__Provided material__:
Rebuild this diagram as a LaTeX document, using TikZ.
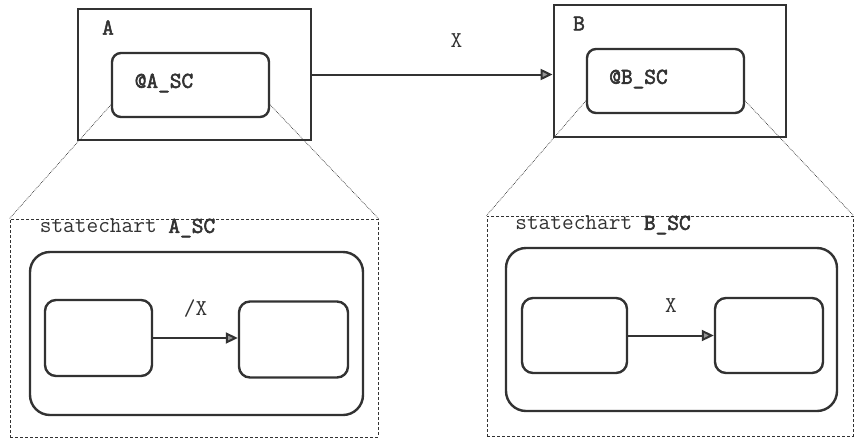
\documentclass[tikz,border=0pt]{standalone}
\usepackage{fontspec}
\setmonofont{Latin Modern Mono}[AutoFakeBold=2.5]
\usepackage{xcolor}
\usetikzlibrary{arrows.meta,positioning}
\definecolor{scanink}{RGB}{50,50,50}
\definecolor{scanfill}{RGB}{150,150,150}
\tikzset{
  blockbox/.style={
    rectangle,
    draw=scanink,
    line width=2.8pt,
    inner sep=0pt
  },
  portbox/.style={
    rectangle,
    rounded corners=9pt,
    draw=scanink,
    line width=2.4pt,
    inner sep=0pt
  },
  chartframe/.style={
    rectangle,
    draw=scanink,
    densely dashed,
    line width=0.9pt,
    inner sep=0pt
  },
  regionbox/.style={
    rectangle,
    rounded corners=20pt,
    draw=scanink,
    line width=2.4pt,
    inner sep=0pt
  },
  statebox/.style={
    rectangle,
    rounded corners=11pt,
    draw=scanink,
    line width=2.4pt,
    inner sep=0pt,
    minimum width=107pt,
    minimum height=76pt
  },
  zoomline/.style={
    draw=scanink,
    densely dotted,
    line width=0.7pt
  },
  msgarrow/.style={
    -{Triangle[length=12pt,width=11pt,fill=scanfill]},
    line width=2pt,
    draw=scanink
  },
  tag/.style={
    inner sep=0pt,
    text=scanink,
    font=\fontsize{22.7}{26}\selectfont\ttfamily
  },
  boldtag/.style={
    tag,
    font=\fontsize{22.7}{26}\selectfont\ttfamily\bfseries
  }
}
\begin{document}
\begin{tikzpicture}[x=1pt,y=-1pt]
\useasboundingbox (0,0) rectangle (855,440);

% upper blocks
\node[blockbox, minimum width=233pt, minimum height=131pt] (A) at (194.5,74.5) {};
\node[portbox, minimum width=157pt, minimum height=64pt] (ASC) at (190.5,85) {};
\node[blockbox, minimum width=232pt, minimum height=132pt] (B) at (670,71) {};
\node[portbox, minimum width=157pt, minimum height=64pt] (BSC) at (665.5,81) {};
\node[boldtag] (labA) at (108,27.5) {A};
\node[boldtag] (labASC) at (164,83) {@A\_SC};
\node[boldtag] (labB) at (579,23.5) {B};
\node[boldtag] (labBSC) at (638.5,79) {@B\_SC};

\draw[msgarrow] (A.east) -- (A.east -| B.west) node[tag, pos=0.6, above=26pt] (msgX) {X};

% statechart frames
\node[chartframe, minimum width=368pt, minimum height=218pt] (frameA) at (194,328) {};
\node[chartframe, minimum width=366pt, minimum height=220pt] (frameB) at (670,326) {};
\node[tag] (titleA) at (127.5,228) {statechart \textbf{A\_SC}};
\node[tag] (titleB) at (603,225) {statechart \textbf{B\_SC}};

\draw[zoomline] (ASC.194) -- (frameA.north west);
\draw[zoomline] (ASC.-14) -- (frameA.north east);
\draw[zoomline] (BSC.194) -- (frameB.north west);
\draw[zoomline] (BSC.-14) -- (frameB.north east);

% statechart A_SC
\node[regionbox, minimum width=333pt, minimum height=163pt] (regA) at (196.5,333.5) {};
\node[statebox] (a1) at (98.5,338) {};
\node[statebox, minimum width=109pt] (a2) at (293.5,339.5) {};
\draw[msgarrow] (a1.east) -- (a1.east -| a2.west) node[tag, midway, above=20pt] (lblA) {/X};

% statechart B_SC
\node[regionbox, minimum width=331pt, minimum height=163pt] (regB) at (671.5,329.5) {};
\node[statebox, minimum width=105pt, minimum height=75pt] (b1) at (574.5,335.5) {};
\node[statebox, minimum width=108pt, minimum height=75pt] (b2) at (769,335.5) {};
\draw[msgarrow] (b1.east) -- (b1.east -| b2.west) node[tag, midway, above=22pt] (lblB) {X};
\end{tikzpicture}
\end{document}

__What to produce__: Would you return the data exactly as written, without the pictures?

__Final result__:
Rebuild this diagram as a LaTeX document, using TikZ.
\documentclass[tikz,border=0pt]{standalone}
\usepackage{fontspec}
\setmonofont{Latin Modern Mono}[AutoFakeBold=2.5]
\usepackage{xcolor}
\usetikzlibrary{arrows.meta,positioning}
\definecolor{scanink}{RGB}{50,50,50}
\definecolor{scanfill}{RGB}{150,150,150}
\tikzset{
  blockbox/.style={
    rectangle,
    draw=scanink,
    line width=2.8pt,
    inner sep=0pt
  },
  portbox/.style={
    rectangle,
    rounded corners=9pt,
    draw=scanink,
    line width=2.4pt,
    inner sep=0pt
  },
  chartframe/.style={
    rectangle,
    draw=scanink,
    densely dashed,
    line width=0.9pt,
    inner sep=0pt
  },
  regionbox/.style={
    rectangle,
    rounded corners=20pt,
    draw=scanink,
    line width=2.4pt,
    inner sep=0pt
  },
  statebox/.style={
    rectangle,
    rounded corners=11pt,
    draw=scanink,
    line width=2.4pt,
    inner sep=0pt,
    minimum width=107pt,
    minimum height=76pt
  },
  zoomline/.style={
    draw=scanink,
    densely dotted,
    line width=0.7pt
  },
  msgarrow/.style={
    -{Triangle[length=12pt,width=11pt,fill=scanfill]},
    line width=2pt,
    draw=scanink
  },
  tag/.style={
    inner sep=0pt,
    text=scanink,
    font=\fontsize{22.7}{26}\selectfont\ttfamily
  },
  boldtag/.style={
    tag,
    font=\fontsize{22.7}{26}\selectfont\ttfamily\bfseries
  }
}
\begin{document}
\begin{tikzpicture}[x=1pt,y=-1pt]
\useasboundingbox (0,0) rectangle (855,440);

% upper blocks
\node[blockbox, minimum width=233pt, minimum height=131pt] (A) at (194.5,74.5) {};
\node[portbox, minimum width=157pt, minimum height=64pt] (ASC) at (190.5,85) {};
\node[blockbox, minimum width=232pt, minimum height=132pt] (B) at (670,71) {};
\node[portbox, minimum width=157pt, minimum height=64pt] (BSC) at (665.5,81) {};
\node[boldtag] (labA) at (108,27.5) {A};
\node[boldtag] (labASC) at (164,83) {@A\_SC};
\node[boldtag] (labB) at (579,23.5) {B};
\node[boldtag] (labBSC) at (638.5,79) {@B\_SC};

\draw[msgarrow] (A.east) -- (A.east -| B.west) node[tag, pos=0.6, above=26pt] (msgX) {X};

% statechart frames
\node[chartframe, minimum width=368pt, minimum height=218pt] (frameA) at (194,328) {};
\node[chartframe, minimum width=366pt, minimum height=220pt] (frameB) at (670,326) {};
\node[tag] (titleA) at (127.5,228) {statechart \textbf{A\_SC}};
\node[tag] (titleB) at (603,225) {statechart \textbf{B\_SC}};

\draw[zoomline] (ASC.194) -- (frameA.north west);
\draw[zoomline] (ASC.-14) -- (frameA.north east);
\draw[zoomline] (BSC.194) -- (frameB.north west);
\draw[zoomline] (BSC.-14) -- (frameB.north east);

% statechart A_SC
\node[regionbox, minimum width=333pt, minimum height=163pt] (regA) at (196.5,333.5) {};
\node[statebox] (a1) at (98.5,338) {};
\node[statebox, minimum width=109pt] (a2) at (293.5,339.5) {};
\draw[msgarrow] (a1.east) -- (a1.east -| a2.west) node[tag, midway, above=20pt] (lblA) {/X};

% statechart B_SC
\node[regionbox, minimum width=331pt, minimum height=163pt] (regB) at (671.5,329.5) {};
\node[statebox, minimum width=105pt, minimum height=75pt] (b1) at (574.5,335.5) {};
\node[statebox, minimum width=108pt, minimum height=75pt] (b2) at (769,335.5) {};
\draw[msgarrow] (b1.east) -- (b1.east -| b2.west) node[tag, midway, above=22pt] (lblB) {X};
\end{tikzpicture}
\end{document}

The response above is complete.